A business, at any point in time, will be interacting with three or four generations of customers, and as we know, the channel preferences of customers across generations is different. The same customer who would prefer to order food online through chat would want to get on a call with customer support in case it has to do with a medical appointment or an emergency.
So, what is the optimal contact mix for your omnichannel strategy?
This is a question that every business that is thinking of an omnichannel strategy must look to answer. A large number of companies are racing to incorporate all the digital channels available in the market to stay ahead of competition and remain relevant to the customers. What is missing is the strategy that is needed to determine the right mix of these channels. This is resulting in business heads making hasty decisions like making large investments in these digital platforms, and most often, not in the right proportion.
An omnichannel customer engagement strategy does not mean having a presence on every channel that is there in the market. Simply adding more channels and reducing the time it takes to serve your customer does not improve customer satisfaction.
You need to consider multiple other factors when deciding your omnichannel strategy:
Who really is your customer?
This includes studying every aspect of your customer’s profile. Who are your customers and what are their preferences and patterns for engaging with you? If a majority of your customers are millennials, they would prefer to have their problem solved over chat rather than via phone. Depending on who forms the majority of your customer segment, the rate of adoption of a new channel will vary. How customers will interact with you across channels, and how they will behave if a new channel is added also varies across customer segments. Research says that traditional service channels are used only after web channels have been exhausted. This is especially true for millennials and the trend is only increasing.
What does your industry demand?
It isn’t always correct to say that a particular customer segment will behave only in a particular manner. The way your customer interacts with you depends largely on which industry you belong to and the services you provide. If you’re a retail store or a food delivery service, your customer may prefer to interact with you over chat rather than call. However, if you’re in the medical or financial sector, your customers may prefer to talk to you over the phone to have their problems solved immediately. Therefore, the proportion of your investments across different channels will depend on your industry.
What is your short term and long term business strategy?
The decision to add a channel to your mix depends on your short and long term business strategy. If you’re looking to expand in certain regions or into a new customer segment where a particular channel is more prevalent, adding that to your strategy would help. It is also necessary to determine what percentage of your existing customers will shift if a new channel is added. At this point, evaluating your competitors omnichannel strategy would be useful in determining the right channel mix for your business. You will also have to take your sales targets into consideration.
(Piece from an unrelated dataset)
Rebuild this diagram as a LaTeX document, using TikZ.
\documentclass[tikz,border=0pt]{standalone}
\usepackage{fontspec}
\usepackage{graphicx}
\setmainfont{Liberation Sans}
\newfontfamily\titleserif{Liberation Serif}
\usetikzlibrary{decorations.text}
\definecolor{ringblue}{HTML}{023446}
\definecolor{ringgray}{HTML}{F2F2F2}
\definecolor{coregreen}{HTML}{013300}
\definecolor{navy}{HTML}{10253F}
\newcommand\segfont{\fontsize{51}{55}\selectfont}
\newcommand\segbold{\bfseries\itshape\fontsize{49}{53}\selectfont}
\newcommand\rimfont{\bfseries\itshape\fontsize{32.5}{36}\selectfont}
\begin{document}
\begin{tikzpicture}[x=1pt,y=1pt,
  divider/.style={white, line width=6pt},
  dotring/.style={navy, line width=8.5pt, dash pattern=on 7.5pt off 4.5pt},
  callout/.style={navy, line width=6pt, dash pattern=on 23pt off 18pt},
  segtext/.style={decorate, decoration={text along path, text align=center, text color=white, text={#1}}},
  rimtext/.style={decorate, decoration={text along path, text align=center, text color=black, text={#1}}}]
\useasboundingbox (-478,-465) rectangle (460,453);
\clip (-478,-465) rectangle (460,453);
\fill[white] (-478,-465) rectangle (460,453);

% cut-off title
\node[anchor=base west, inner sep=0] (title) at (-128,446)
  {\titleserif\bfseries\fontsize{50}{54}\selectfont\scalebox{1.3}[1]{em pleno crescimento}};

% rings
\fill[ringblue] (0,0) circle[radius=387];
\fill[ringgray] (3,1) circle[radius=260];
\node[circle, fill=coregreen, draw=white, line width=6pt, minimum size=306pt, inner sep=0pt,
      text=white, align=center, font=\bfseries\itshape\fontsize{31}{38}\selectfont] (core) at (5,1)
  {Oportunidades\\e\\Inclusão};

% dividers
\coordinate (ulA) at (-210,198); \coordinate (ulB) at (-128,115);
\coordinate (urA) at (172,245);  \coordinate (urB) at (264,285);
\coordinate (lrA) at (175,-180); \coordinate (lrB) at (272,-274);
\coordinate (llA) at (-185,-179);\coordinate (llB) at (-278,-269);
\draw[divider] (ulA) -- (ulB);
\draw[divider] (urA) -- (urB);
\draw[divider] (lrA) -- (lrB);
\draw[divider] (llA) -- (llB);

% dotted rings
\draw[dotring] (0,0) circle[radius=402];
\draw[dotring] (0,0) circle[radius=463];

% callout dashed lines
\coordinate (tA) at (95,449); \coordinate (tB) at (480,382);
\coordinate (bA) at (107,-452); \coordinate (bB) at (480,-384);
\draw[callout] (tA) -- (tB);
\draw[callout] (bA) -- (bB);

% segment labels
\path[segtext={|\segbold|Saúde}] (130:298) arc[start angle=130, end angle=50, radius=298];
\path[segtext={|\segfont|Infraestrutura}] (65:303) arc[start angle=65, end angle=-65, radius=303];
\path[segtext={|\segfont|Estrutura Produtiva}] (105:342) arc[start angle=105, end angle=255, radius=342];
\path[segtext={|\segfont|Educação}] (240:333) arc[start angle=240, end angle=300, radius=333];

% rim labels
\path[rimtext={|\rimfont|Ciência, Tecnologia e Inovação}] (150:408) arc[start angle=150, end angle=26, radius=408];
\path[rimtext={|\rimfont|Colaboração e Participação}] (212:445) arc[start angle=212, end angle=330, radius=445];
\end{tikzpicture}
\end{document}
For instance, if there is a certain target you want to achieve and a particular channel can help you do that, then including that channel in your mix would yield results.
Have you thought about the costs?
Cost constitutes a major part of your business strategy. You will have to think of what it would cost to add a new channel, what investments are required at the backend, and what it will take to incentivize customers to shift to the new channel. Moreover, you will have to account for legal costs and regulatory compliances to incorporate the channel in your contact mix.
Answer the above questions and you’ll arrive at the ideal omnichannel strategy for your business.
Remember, the lack of a sound omnichannel strategy can result in high-value customers being served through inappropriate channels resulting in lower customer satisfaction. It also increases price sensitivity and operating costs for the organisation.
Adding more channels does not guarantee better customer experience. Choosing the right channels for customer engagement and in the right proportions will help build contextual and mutually beneficial relationships with customers. Supplementing it with the right resources, people and processes will help further optimize your omnichannel mix.